14.1.2025
I'm currently extending our game, and I'm facing an interesting problem: I need to figure out whether I should extend a business-rule or implement the change in some other way.
I first started changing the business-rule. I stated that the existing rule is only true when the game is in a specific state (I added an early exit). Soon after, though, after showing the change to our UX-designer, I noticed that the change didn't quite result in what I was expecting. It turned out that the states of our game are less granular than I originally thought. What I then did was, yet again, go back to change the business-rule. I stopped, because that didn't feel quite right. I realized that the rule I was meaning to add would've been very presentation-specific: "the business-rule is only true when in this or that state _and_ when state is in this sub-state", and that sub-state even existing is very much a detail of the presentation, and could as well not be there. Yeah, not doing that.
So in this very specific case the "when should I apply this business-rule" is a presentational concern, not a business-rule, and so it shouldn't be applied in the business-rules, but rather somewhere in the presentation-layer. For some reason I didn't realize that first, but it would be beneficial to build that muscle. I'm not sure how though. What are the things that distinct a business-rule from a presentational concern? Maybe the "when should I show" is one. Thoughts?
9.1.2025
I was tasked today at work to implement a change in design in one critical game-system in our game. At first, I thought I would've gone in and modify the existing systems to support the new requirements, but after thinking about it a little bit I decided not to. I remembered that a couple of months ago,the same game-system was just modified due to a similar change in its feature's requirements. Now I was tasked to basically revert those changes.
I thought that what I would do instead would be to implement the change in a modular fashion, where I wouldn't lose the existing code and its integration-details. I extracted the existing system into a component and hid it behind an abstraction. After that I implemented the change as a separate component, following the same abstraction, and swapped it in the place of the current one.
This kind of refactor-first kind-of change makes a lot of sense, because I made the system extensible in the place that I witnessed being changed regularly, but when would this approach not be viable? That's something I'd like to discuss with someone.
19.1.2026
Being certain about the changes I make in code is very important to me. That’s reflected in the way I work, from writing simple and easily reasonable code to structuring commits in a clear way to have visibility on what I have changed. This way of working is deeply rooted in me and I benefit from it greatly.
However, that mentality causes issues when using AI for coding. I have been wondering why I get the feeling that something’s off when asking AI to solve some problems. This is the reason. I know deep inside that I’m entering a dangerous territory. I know I’m sacrificing understanding for speed. It’s simply impossible for me to reach the same level of understanding, and with that confidence, of a problem or the solution when using AI. Not even if I read all of the code it generates. I have to play with code to gain it.
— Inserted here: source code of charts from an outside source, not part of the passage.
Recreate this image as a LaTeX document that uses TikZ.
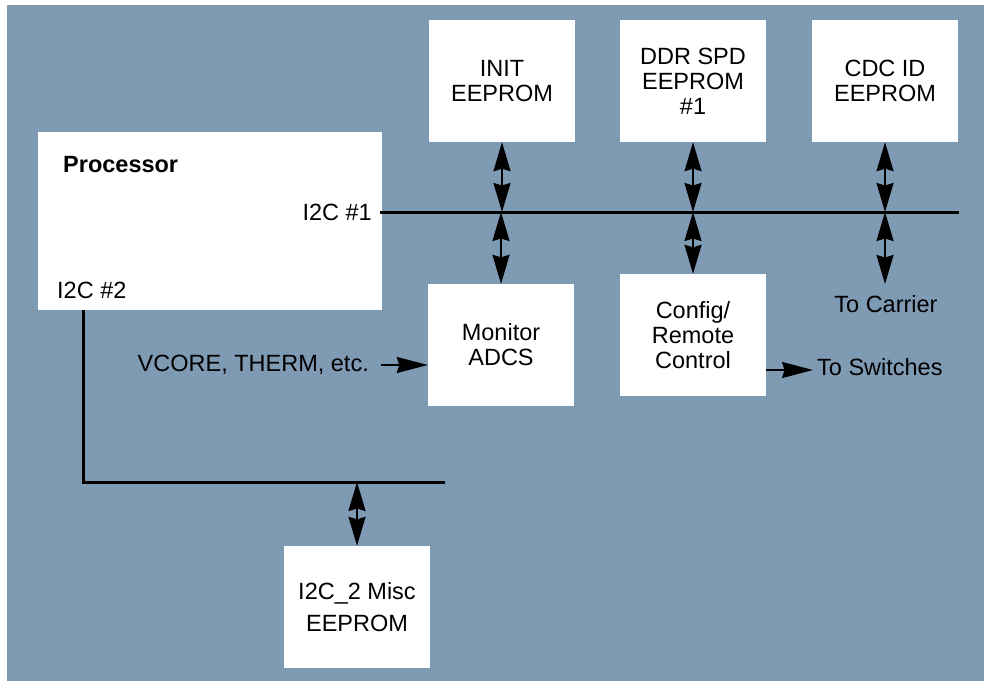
\documentclass[tikz,border=0pt]{standalone}
\usepackage{fontspec}
\setmainfont{Liberation Sans}
\usetikzlibrary{arrows.meta}
\definecolor{panelblue}{RGB}{127,154,179}
\tikzset{
  headtip/.tip={Stealth[length=29pt,width=17pt,inset=2.5pt]},
  longtip/.tip={Stealth[length=31pt,width=16pt,inset=2.5pt]}
}
\begin{document}
\begin{tikzpicture}[x=1pt,y=-1pt,
  every node/.style={inner sep=0pt, font=\fontsize{23.5}{25}\selectfont},
  blockbox/.style={fill=white, draw=none, minimum width=146pt, minimum height=122pt, align=center},
  busline/.style={line width=3pt},
  link/.style={line width=2pt, headtip-headtip},
  oneway/.style={line width=2pt, -longtip}
]
% page and backdrop
\useasboundingbox (0,0) rectangle (984,682);
\fill[white] (0,0) rectangle (984,682);
\fill[panelblue] (7,5) rectangle (984,681);

% processor block with its port labels
\node[fill=white, minimum width=344pt, minimum height=178pt] (proc) at (210,221) {};
\node[anchor=base west, font=\fontsize{23.5}{25}\selectfont\bfseries] (proclbl) at (63,172) {Processor};
\node[anchor=east] (p1) at (372,212) {I2C \#1};
\node[anchor=base west] (p2) at (57,298) {I2C \#2};

% devices
\node[blockbox] (init) at (502,81) {INIT\\EEPROM};
\node[blockbox] (ddr)  at (693,81) {DDR SPD\\EEPROM\\\#1};
\node[blockbox] (cdc)  at (885,81) {CDC ID\\EEPROM};
\node[blockbox] (mon)  at (501,345) {Monitor\\ADCS};
\node[blockbox] (cfg)  at (693,335) {Config/\\Remote\\Control};
\node[blockbox, font=\fontsize{23.5}{32}\selectfont] (misc) at (357,607) {I2C\_2 Misc\\EEPROM};

% I2C #1 bus
\coordinate (b1s) at (380,212);
\coordinate (b1e) at (959,212);
\draw[busline] (b1s) -- (b1e);
\draw[link] (init.south) -- (init.south |- b1s);
\draw[link] (mon.north) -- (mon.north |- b1s);
\draw[link] (ddr.south) -- (ddr.south |- b1s);
\draw[link] (cfg.north) -- (cfg.north |- b1s);
\draw[link] (cdc.south) -- (cdc.south |- b1s);
\coordinate (carrier) at (885,284);
\draw[link] (carrier |- b1s) -- (carrier);
\node (carrierlbl) at (886,304) {To Carrier};

% I2C #2 bus
\coordinate (b2top) at (83,310);
\coordinate (b2c) at (83,482);
\coordinate (b2e) at (445,482);
\draw[busline] (b2top) -- (b2c) -- (b2e);
\draw[link] (misc.north |- b2c) -- (misc.north);

% side signals
\node[anchor=east] (vcore) at (369,365) {VCORE, THERM, etc.};
\draw[oneway] ([xshift=12pt]vcore.east) -- (vcore.east -| mon.west);
\coordinate (swout) at (813,370);
\draw[oneway] (cfg.east |- swout) -- (swout);
\node[anchor=west] (swlbl) at (817,367) {To Switches};
\end{tikzpicture}
\end{document}
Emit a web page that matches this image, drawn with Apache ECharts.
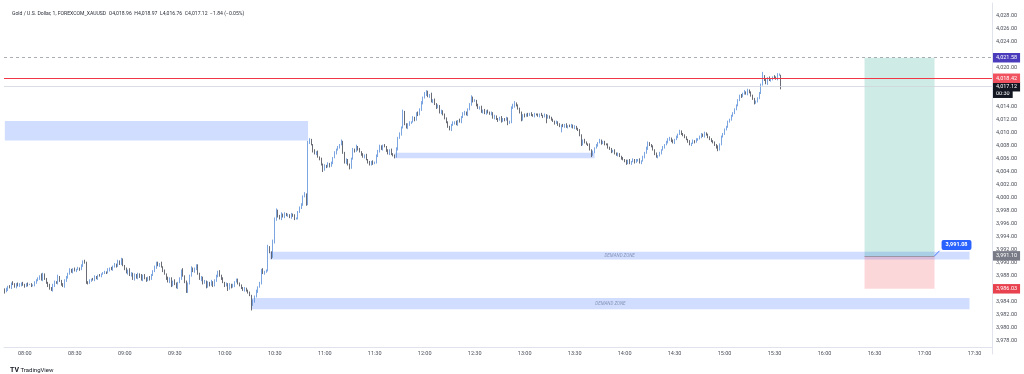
<!DOCTYPE html>
<html><head><meta charset="utf-8">
<script src="https://cdn.jsdelivr.net/npm/echarts@6/dist/echarts.min.js"></script>
<style>html,body{margin:0;padding:0;background:#fff}#c{width:1024px;height:374px}</style>
</head><body><div id="c"></div>
<script>
// ---- data ----
const startHour = 7, startMinute = 48, categoryCount = 593;
const firstOpen = 3985.9;
const closes = [
3985.6,3985.9,3986.4,3986.2,3986.9,3986.7,3986.4,3986.8,3986.5,3986.6,
3986.9,3986.6,3986.4,3986.8,3986.7,3986.7,3986.5,3986.6,3986.9,3987.3,
3987.6,3987.9,3987.4,3988.2,3987.5,3987.0,3986.6,3986.2,3985.8,3986.5,
3987.1,3986.9,3987.9,3987.2,3986.8,3986.4,3987.2,3987.8,3988.3,3988.9,
3988.6,3989.1,3988.8,3989.0,3989.2,3989.0,3989.6,3990.2,3990.0,3987.1,
3986.9,3987.3,3987.5,3987.4,3987.8,3987.6,3988.1,3988.0,3988.3,3988.4,
3988.6,3988.5,3988.9,3989.2,3989.0,3989.4,3989.8,3989.5,3990.2,3989.9,
3990.5,3989.6,3989.1,3988.5,3988.9,3988.1,3988.4,3987.5,3988.2,3987.7,
3988.3,3988.0,3987.4,3988.1,3987.6,3987.3,3987.8,3987.5,3988.2,3988.7,
3989.3,3990.0,3989.6,3989.9,3989.4,3988.8,3988.3,3987.7,3987.1,3987.6,
3986.5,3987.2,3986.8,3986.2,3987.0,3987.6,3988.9,3988.0,3987.1,3985.6,
3986.8,3988.1,3989.2,3988.7,3989.0,3989.6,3988.4,3987.5,3987.8,3986.9,
3987.2,3986.3,3987.0,3986.6,3987.1,3986.5,3987.3,3987.9,3988.7,3988.1,
3987.6,3987.0,3986.5,3986.8,3986.0,3986.7,3986.3,3986.5,3987.1,3987.4,
3986.9,3986.5,3986.2,3985.8,3986.1,3985.7,3985.5,3985.0,3983.6,3984.1,
3984.8,3985.6,3986.3,3986.9,3988.9,3988.4,3988.6,3988.9,3992.3,3991.6,
3990.9,3993.2,3996.6,3998.1,3997.2,3996.8,3997.5,3997.1,3997.6,3997.3,
3997.4,3997.0,3997.5,3997.2,3996.8,3996.9,3997.8,3998.5,3998.9,4000.2,
4000.6,3999.0,4008.5,4008.9,4008.2,4007.3,4006.8,4007.1,4006.3,4006.0,
4005.2,4004.3,4005.0,4004.8,4005.3,4004.9,4005.4,4006.2,4006.9,4007.4,
4007.8,4008.2,4008.6,4007.0,4005.4,4005.9,4005.1,4004.6,4006.1,4007.4,
4007.2,4007.9,4007.5,4007.1,4006.7,4006.3,4006.6,4005.9,4005.5,4005.1,
4005.6,4005.3,4005.5,4006.4,4007.2,4007.9,4007.5,4008.1,4007.9,4007.3,
4006.9,4007.4,4006.8,4006.5,4006.3,4007.5,4009.2,4009.8,4010.8,4013.2,
4011.4,4010.8,4011.2,4011.6,4011.7,4012.3,4012.0,4013.1,4012.8,4013.5,
4014.6,4015.4,4015.9,4016.3,4015.6,4015.9,4014.8,4015.1,4014.4,4014.0,
4014.2,4013.1,4013.4,4012.8,4012.3,4011.6,4011.0,4010.5,4011.2,4011.5,
4011.7,4011.3,4011.9,4011.7,4012.4,4012.9,4013.2,4012.8,4013.6,4014.3,
4015.5,4014.9,4015.0,4014.3,4013.8,4014.0,4013.2,4013.5,4013.0,4013.4,
4013.2,4012.9,4013.1,4012.3,4012.6,4012.1,4012.0,4012.4,4011.8,4012.2,
4012.0,4012.3,4011.5,4011.7,4013.8,4014.1,4014.6,4014.2,4013.8,4013.1,
4012.0,4012.8,4012.6,4012.9,4012.7,4013.0,4012.8,4012.6,4012.9,4012.8,
4012.6,4012.9,4012.7,4012.5,4012.8,4012.4,4012.6,4012.3,4012.1,4011.8,
4011.5,4011.7,4011.3,4011.0,4011.2,4011.0,4011.3,4010.9,4011.1,4011.0,
4011.2,4010.8,4011.0,4010.6,4010.5,4009.6,4008.2,4008.9,4008.6,4008.3,
4008.2,4007.4,4006.6,4007.1,4007.7,4008.1,4008.5,4008.9,4008.4,4008.6,
4008.3,4008.2,4007.8,4007.5,4007.1,4007.3,4006.9,4006.6,4006.8,4006.4,
4006.1,4005.9,4005.7,4005.4,4005.8,4005.3,4005.6,4005.9,4005.5,4005.8,
4005.9,4005.4,4005.7,4006.3,4006.9,4007.6,4008.5,4008.1,4008.0,4007.4,
4006.8,4006.3,4006.5,4006.9,4007.4,4007.8,4008.2,4008.6,4008.9,4009.2,
4008.8,4008.5,4009.0,4009.4,4009.8,4010.2,4009.9,4009.6,4009.4,4009.0,
4008.7,4008.2,4008.4,4008.8,4008.6,4009.0,4009.1,4009.4,4009.7,4009.5,
4010.0,4009.7,4009.4,4009.0,4008.8,4008.5,4008.2,4007.9,4007.4,4008.3,
4009.4,4009.9,4010.5,4011.0,4011.7,4012.1,4012.6,4013.1,4013.6,4014.3,
4015.0,4015.8,4015.6,4016.1,4016.3,4016.0,4016.6,4016.2,4015.8,4015.2,
4014.6,4014.9,4015.3,4016.2,4017.4,4018.6,4018.2,4017.6,4018.5,4018.1,
4018.2,4018.6,4018.5,4018.3,4018.9,4018.96,4017.12
];
// wick lengths above / below the body, in tenths of a dollar, one digit per candle
const wickUp = [
"2312132123","1221212132","2253221213","2131213223","2121212232","1212321212","2131222132","3212132121",
"2131221212","3221312122","2132121312","2131322121","2121312312","1212121312","2121212113","2312232153",
"2443123121","2121312232","3133212121","2121212132","2142121213","2312121212","1213232121","2121232324",
"2132132123","3243213122","2121212123","1213232123","3121212121","2121212121","1212343121","2121212121",
"2121212121","1212121212","2121212121","1212121212","2121212121","1212121212","1212232121","1212121232",
"1212132121","1212121232","2121212121","2121212121","2121312121","2121283212","2132320"
].join('');
const wickDown = [
"3121212312","2121312121","1212123312","2121312121","1212121213","2121212121","1212121212","2121312121",
"2312121212","1212121312","2121212122","2121212132","1212121212","2121312121","2121212192","2121212121",
"3121212121","2121212121","1212131212","2312121212","1212121212","2121212121","1212121212","2321212121",
"2121212121","1212121213","2121212121","2121212121","1212121212","2121213121","2131212121","2121212121",
"1212192121","2121912121","2121212121","2131212121","2121212121","2123212121","2121212121","2121212121",
"2121212121","2121212121","2121212321","2121212121","2121212121","2121212121","2121214"
].join('');
const zoneStart  = ['07:48', '11:42', '10:27', '10:16'];
const zoneEnd    = ['10:50', '13:42', '17:27', '17:27'];
const zoneTop    = [4011.85, 4006.97, 3991.75, 3984.6];
const zoneBottom = [4008.85, 4006.10, 3990.55, 3982.9];
const zoneLabels = ['', '', 'DEMAND ZONE', 'DEMAND ZONE'];
const posStart = '16:24', posEnd = '17:06';
const targetPrice = 4021.58, entryPrice = 3991.08, stopPrice = 3986.03, entryAxisPrice = 3991.10;
const alertPrice = 4018.42, lastPrice = 4017.12, countdown = '00:30';
const hiddenTicks = [4030, 4022, 4018, 4016, 3986, 3976];
const titleText = 'Gold / U.S. Dollar, 1, FOREXCOM_XAUUSD  O4,018.96  H4,018.97  L4,016.76  C4,017.12  \u22121.84 (\u22120.05%)';

// ---- build ----
const pad = n => String(n).padStart(2, '0');
const categories = [];
for (let k = 0; k < categoryCount; k++) {
  const t = startHour * 60 + startMinute + k;
  categories.push(pad(Math.floor(t / 60)) + ':' + pad(t % 60));
}
const candles = closes.map((c, i) => {
  const o = i ? closes[i - 1] : firstOpen;
  const h = Math.max(o, c) + Number(wickUp[i]) / 10;
  const l = Math.min(o, c) - Number(wickDown[i]) / 10;
  return [o, c, +l.toFixed(2), +h.toFixed(2)];
});
const fmt = v => v.toLocaleString('en-US', {minimumFractionDigits: 2, maximumFractionDigits: 2});
const FONT = 'Roboto';
const zoneItems = zoneStart.map((s, i) => [
  {xAxis: s, yAxis: zoneTop[i],
   itemStyle: {color: 'rgba(41,98,255,0.22)'},
   label: {show: !!zoneLabels[i], formatter: zoneLabels[i], position: 'inside',
           color: 'rgba(110,125,160,0.75)', fontSize: 4.5, fontStyle: 'italic', fontFamily: FONT}},
  {xAxis: zoneEnd[i], yAxis: zoneBottom[i]}
]);
const priceTag = (text, bg) => ({show: true, position: 'end', distance: 1, formatter: text, backgroundColor: bg,
  color: '#fff', fontSize: 5.5, lineHeight: 6.5, fontFamily: FONT, padding: [2, 3, 1, 3]});
// the countdown sits one text line (about one price unit at this scale) under the last price tag
const countdownLevel = lastPrice - 1.0;

const chart = echarts.init(document.getElementById('c'), null, {renderer: 'canvas'});
chart.setOption({
  animation: false,
  backgroundColor: '#ffffff',
  title: [
    {text: titleText, left: 7, top: 6, textStyle: {fontSize: 5.1, fontWeight: 'normal', color: '#2a2e39', fontFamily: FONT}},
    {text: '{l|TV} TradingView', left: 5, top: 362,
     textStyle: {fontSize: 6, fontWeight: 'normal', color: '#131722', fontFamily: FONT,
                 rich: {l: {fontSize: 7, fontWeight: 'bold', color: '#131722', fontFamily: FONT}}}}
  ],
  grid: {left: 4, right: 32, top: 3, bottom: 20, containLabel: false},
  xAxis: {
    type: 'category', data: categories, boundaryGap: true, offset: -7,
    axisLine: {show: true, lineStyle: {color: '#e0e3eb'}},
    axisTick: {show: false},
    axisLabel: {interval: (idx, val) => val.endsWith(':00') || val.endsWith(':30'),
                color: '#4a4e59', fontSize: 5.5, fontFamily: FONT, margin: 4},
    splitLine: {show: false}
  },
  yAxis: {
    type: 'value', position: 'right', min: 3976, max: 4030, interval: 2,
    axisLine: {show: true, lineStyle: {color: '#e0e3eb'}},
    axisTick: {show: false},
    splitLine: {show: false},
    axisLabel: {color: '#4a4e59', fontSize: 5.5, fontFamily: FONT, margin: 4,
                formatter: v => hiddenTicks.includes(Math.round(v)) ? '' : fmt(v)}
  },
  series: [{
    type: 'candlestick',
    data: candles,
    barWidth: '55%',
    itemStyle: {color: '#5b8fd9', color0: '#434651', borderColor: '#5b8fd9', borderColor0: '#434651', borderWidth: 0.8},
    markArea: {
      silent: true,
      data: zoneItems.concat([
        [{xAxis: posStart, yAxis: targetPrice, itemStyle: {color: 'rgba(8,153,129,0.2)'}}, {xAxis: posEnd, yAxis: entryPrice}],
        [{xAxis: posStart, yAxis: entryPrice, itemStyle: {color: 'rgba(242,54,69,0.2)'}}, {xAxis: posEnd, yAxis: stopPrice}]
      ])
    },
    markLine: {
      silent: true, symbol: ['none', 'none'],
      data: [
        {yAxis: targetPrice, lineStyle: {color: '#9598a1', type: [3, 3], width: 0.8}, label: priceTag(fmt(targetPrice), '#4a3bbd')},
        {yAxis: countdownLevel, lineStyle: {color: 'rgba(0,0,0,0)', width: 0}, label: priceTag(countdown, '#131722')},
        {yAxis: lastPrice, lineStyle: {color: '#d1d4dc', type: 'solid', width: 0.8}, label: priceTag(fmt(lastPrice), '#131722')},
        {yAxis: alertPrice, lineStyle: {color: '#f23645', type: 'solid', width: 1}, label: priceTag(fmt(alertPrice), '#f0525f')},
        {yAxis: entryAxisPrice, lineStyle: {color: 'rgba(0,0,0,0)', width: 0}, label: priceTag(fmt(entryAxisPrice), '#787b86')},
        {yAxis: stopPrice, lineStyle: {color: 'rgba(0,0,0,0)', width: 0}, label: priceTag(fmt(stopPrice), '#e8424f')},
        [{coord: [posStart, entryPrice], lineStyle: {color: '#8a8d96', type: 'solid', width: 0.8}, label: {show: false}},
         {coord: [posEnd, entryPrice]}],
        [{coord: [posEnd, entryPrice], lineStyle: {color: '#2962ff', type: 'solid', width: 0.8}, label: {show: false}},
         {coord: ['17:09', entryPrice + 0.8]}]
      ]
    },
    markPoint: {
      silent: true,
      data: [{coord: [posEnd, entryPrice], symbol: 'circle', symbolSize: 1, itemStyle: {color: 'rgba(0,0,0,0)'},
              label: {show: true, formatter: fmt(entryPrice), offset: [22, -11], backgroundColor: '#2962ff', color: '#fff',
                      fontSize: 5.5, fontWeight: 'bold', fontFamily: FONT, padding: [2, 4, 2, 4], borderRadius: 2}}]
    }
  }]
});
</script></body></html>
This doesn’t mean that I wouldn’t use AI for anything, but it does give me a better sense of the problems to use it for. Problems that I have already solved a million times, or problems I already know the exact solution to, I will use AI to solve. I will use it as a super-powered auto-completion. However, I will not ask it to write new code or to fix an issue that I don’t yet understand.
It’s clear that with AI we’ve entered a new realm to learn to live in.
21.1.2026
I worked on a team using object-oriented programming a few years ago. We had a convention of implementing our business-logic as rich objects. Sometimes those objects got really deep. Sometimes they had a hierarchy of close to ten levels deep, containing sub-models within sub-models within sub-models. Figure 1 has an example of one such object.
Those objects were a nightmare to understand and maintain, since business-logic was scattered all around the different levels of hierarchy. In addition to making the code harder to read (because of all the jumping around required), it essentially locked the hierarchy of the code into a specific form, which was hard to change when new requirements came in.
In another project I worked on later, we had a different convention. We didn’t have rich objects. Data was kept in really barebones objects without any logic in them. Our business-logic was then implemented elsewhere, outside the classes. One of such places was extension-methods
I never really understood the difference in using extension-methods vs methods of a class, but now I found extension-methods to have great benefits in keeping code shallow.
Since extension-methods don’t have access to the internals of the classes they’re extending, it’s impossible to create deep hierarchies within them like rich objects. Therefore, extension-methods, when written correctly, can be used as a guiding force in keeping code shallow. What do you think about this?